What is this, is it safe? is it a brothel? Dennis yells something and a big man comes up from behind the desk, obviously just sleeping. They chat is Swahili, he looks at me and says: “ hello, welcome to the hotel” in perfect accent free English!  Dennis points to the clerk and says”Meerikani menaja”. The clerk looks at me and says ”hi, I’m Jackson, I’m not American but I went to school at Murray State.
Your friends want you to get a good night sleep”.  I’m speechless. The Mocray Hotel is clean, a little skankey but the thought of real bed is too good, I must be dreaming. Dennis and Elami head back to the truck where, I am finding, they always sleep.  We agree to meet at 6:00am. A night at the Mocray Hotel is 5,000 TzS, about $2.50 USD.  Jackson leads me to my room, outside and to the right. I’m still a little on guard and now I’m totally alone in some back street of a town I don’t even know the name of. Jackson tells me his real name is Milaki, he owns the hotel with his family. I have a million questions and its such a joy to speak American. But I am also asleep on my feet. I warn myself to be awake, be sharp but somehow I sense all is OK.

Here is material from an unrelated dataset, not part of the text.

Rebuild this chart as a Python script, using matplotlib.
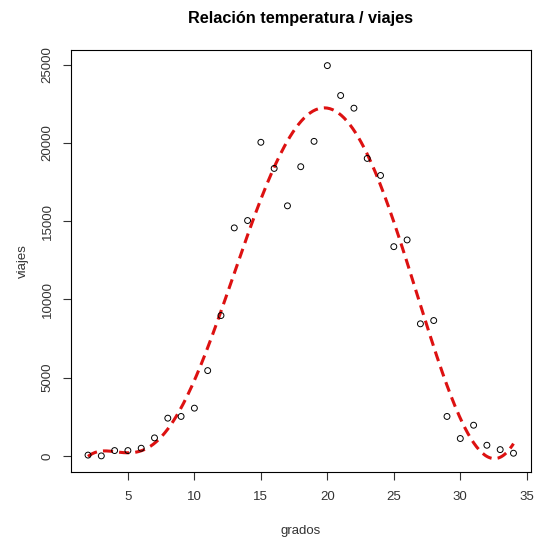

  My room….. small, one twin bed, mosquito net, no big holes, bathroom and “shower” are one and the same….best to use toilet( eastern) first then take a shower. Always smart to wear sandals in the shower, one small window, no view (who cares), sheets are clean!  I take a quick shower; try to get  the Tanzanian road dust off, hop into bed after I put my extra t - shirt on over the pillow. I can take bedbug bites but will not tolerate lice very well.  Final thought of the day as my head hits the pillow: what if Dennis and Elami left me here? ……wherever I am.